Entries with chart source code:
##############################
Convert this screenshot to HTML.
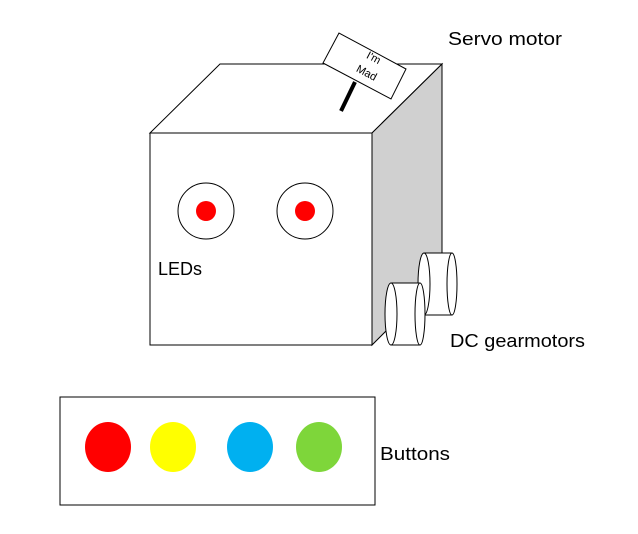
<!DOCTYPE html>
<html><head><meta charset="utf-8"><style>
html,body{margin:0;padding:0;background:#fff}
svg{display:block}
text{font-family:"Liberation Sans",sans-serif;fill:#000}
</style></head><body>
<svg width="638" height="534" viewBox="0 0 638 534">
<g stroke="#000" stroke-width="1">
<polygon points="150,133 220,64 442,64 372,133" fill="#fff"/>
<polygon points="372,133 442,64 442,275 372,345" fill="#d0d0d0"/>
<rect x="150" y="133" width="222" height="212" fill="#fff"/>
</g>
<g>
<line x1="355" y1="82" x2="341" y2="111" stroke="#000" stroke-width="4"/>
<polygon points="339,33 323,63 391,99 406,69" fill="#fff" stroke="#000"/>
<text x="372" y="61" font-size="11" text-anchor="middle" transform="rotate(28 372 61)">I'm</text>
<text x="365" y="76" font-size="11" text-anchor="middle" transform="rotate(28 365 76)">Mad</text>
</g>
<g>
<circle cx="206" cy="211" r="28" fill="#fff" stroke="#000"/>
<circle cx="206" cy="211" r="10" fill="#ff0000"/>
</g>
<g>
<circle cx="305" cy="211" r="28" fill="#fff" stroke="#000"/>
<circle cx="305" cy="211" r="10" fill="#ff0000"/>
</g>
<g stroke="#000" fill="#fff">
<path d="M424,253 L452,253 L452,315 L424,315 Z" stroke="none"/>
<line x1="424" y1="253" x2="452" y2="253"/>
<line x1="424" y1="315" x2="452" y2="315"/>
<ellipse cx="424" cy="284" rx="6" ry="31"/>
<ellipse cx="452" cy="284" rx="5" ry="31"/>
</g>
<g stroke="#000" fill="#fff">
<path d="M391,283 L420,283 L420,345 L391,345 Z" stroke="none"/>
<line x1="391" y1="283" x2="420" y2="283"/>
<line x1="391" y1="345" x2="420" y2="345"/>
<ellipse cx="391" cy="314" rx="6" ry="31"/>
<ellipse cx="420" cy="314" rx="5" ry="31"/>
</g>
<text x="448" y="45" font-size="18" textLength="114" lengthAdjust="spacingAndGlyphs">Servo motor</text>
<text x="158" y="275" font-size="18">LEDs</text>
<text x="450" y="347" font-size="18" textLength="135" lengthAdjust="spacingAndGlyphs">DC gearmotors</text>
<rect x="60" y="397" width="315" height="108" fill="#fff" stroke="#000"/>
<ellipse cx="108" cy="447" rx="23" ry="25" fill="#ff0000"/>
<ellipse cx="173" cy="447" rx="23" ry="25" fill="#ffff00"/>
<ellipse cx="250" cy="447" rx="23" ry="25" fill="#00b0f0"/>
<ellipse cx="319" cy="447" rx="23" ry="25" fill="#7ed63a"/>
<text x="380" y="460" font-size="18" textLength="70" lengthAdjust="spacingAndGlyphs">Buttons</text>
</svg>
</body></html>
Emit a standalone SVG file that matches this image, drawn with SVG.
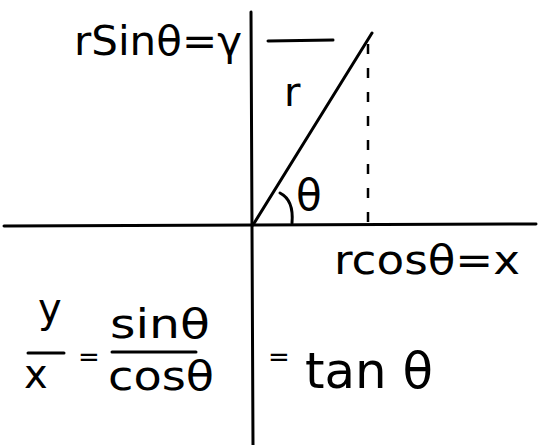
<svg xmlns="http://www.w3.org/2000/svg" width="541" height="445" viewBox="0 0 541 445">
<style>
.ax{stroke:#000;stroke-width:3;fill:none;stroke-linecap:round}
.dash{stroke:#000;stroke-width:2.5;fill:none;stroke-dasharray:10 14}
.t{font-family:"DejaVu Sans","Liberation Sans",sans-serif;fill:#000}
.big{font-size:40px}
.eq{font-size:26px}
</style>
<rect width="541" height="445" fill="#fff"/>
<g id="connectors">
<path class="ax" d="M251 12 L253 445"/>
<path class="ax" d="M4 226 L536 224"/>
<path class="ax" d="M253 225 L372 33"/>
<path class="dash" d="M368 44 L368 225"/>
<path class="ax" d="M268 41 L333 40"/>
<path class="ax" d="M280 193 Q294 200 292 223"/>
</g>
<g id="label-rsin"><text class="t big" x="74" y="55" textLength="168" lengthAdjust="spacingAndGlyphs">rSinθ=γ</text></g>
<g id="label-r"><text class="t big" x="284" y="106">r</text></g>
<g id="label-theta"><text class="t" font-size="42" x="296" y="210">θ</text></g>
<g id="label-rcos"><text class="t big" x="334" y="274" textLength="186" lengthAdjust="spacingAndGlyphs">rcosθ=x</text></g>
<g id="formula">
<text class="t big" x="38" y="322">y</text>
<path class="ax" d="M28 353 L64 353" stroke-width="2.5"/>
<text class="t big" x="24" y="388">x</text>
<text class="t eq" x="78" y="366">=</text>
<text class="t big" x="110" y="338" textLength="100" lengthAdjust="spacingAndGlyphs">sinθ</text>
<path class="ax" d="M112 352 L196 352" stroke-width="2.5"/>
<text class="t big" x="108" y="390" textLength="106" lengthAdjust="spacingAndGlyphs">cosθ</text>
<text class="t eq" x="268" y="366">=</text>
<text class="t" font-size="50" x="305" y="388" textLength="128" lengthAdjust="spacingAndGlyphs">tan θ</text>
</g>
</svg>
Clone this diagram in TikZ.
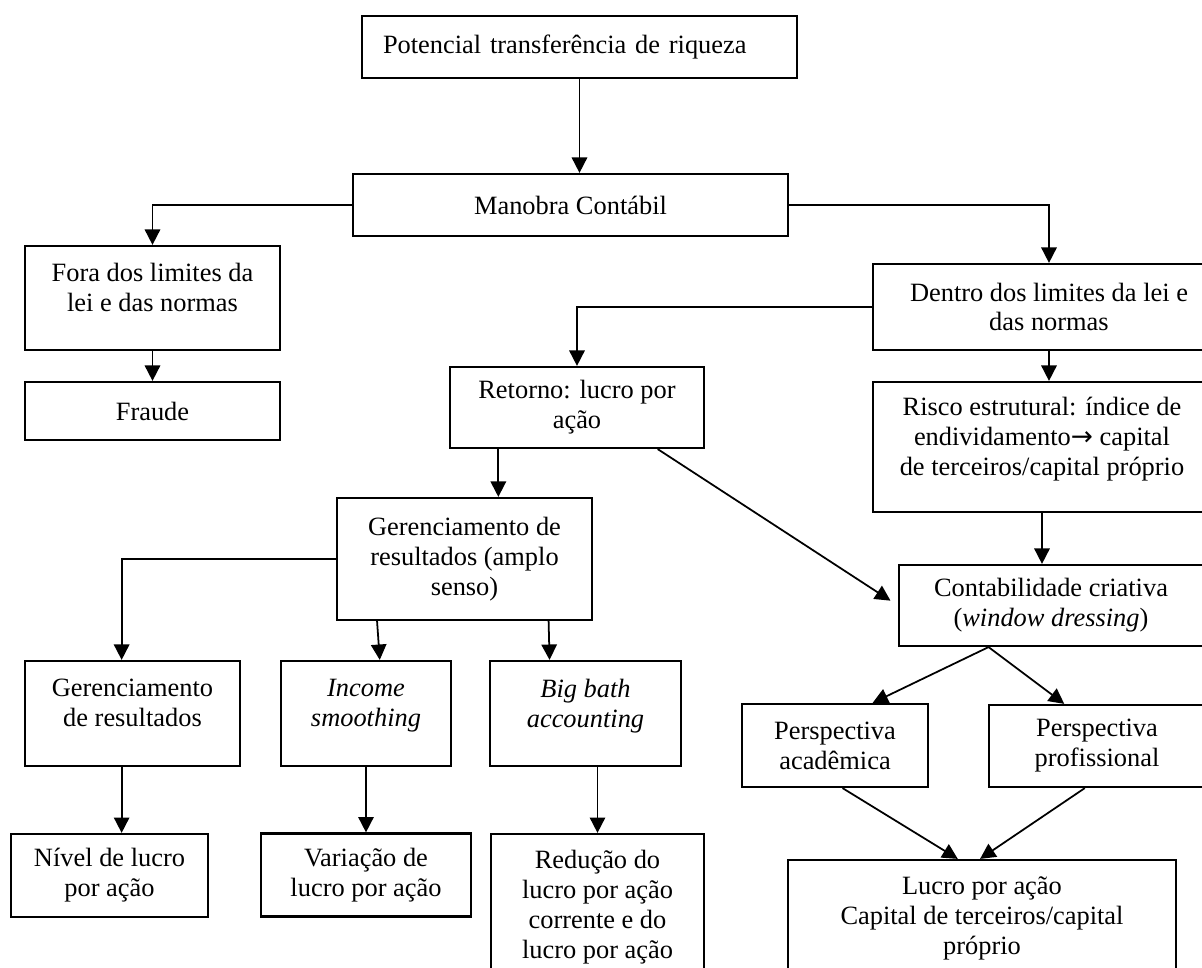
##############################
Exercise aim: Gather all lines where the word "this" appears.

Answer for the task:
Convert this screenshot to HTML.
Emit a standalone SVG file that matches this image, drawn with SVG.
Clone this diagram in TikZ.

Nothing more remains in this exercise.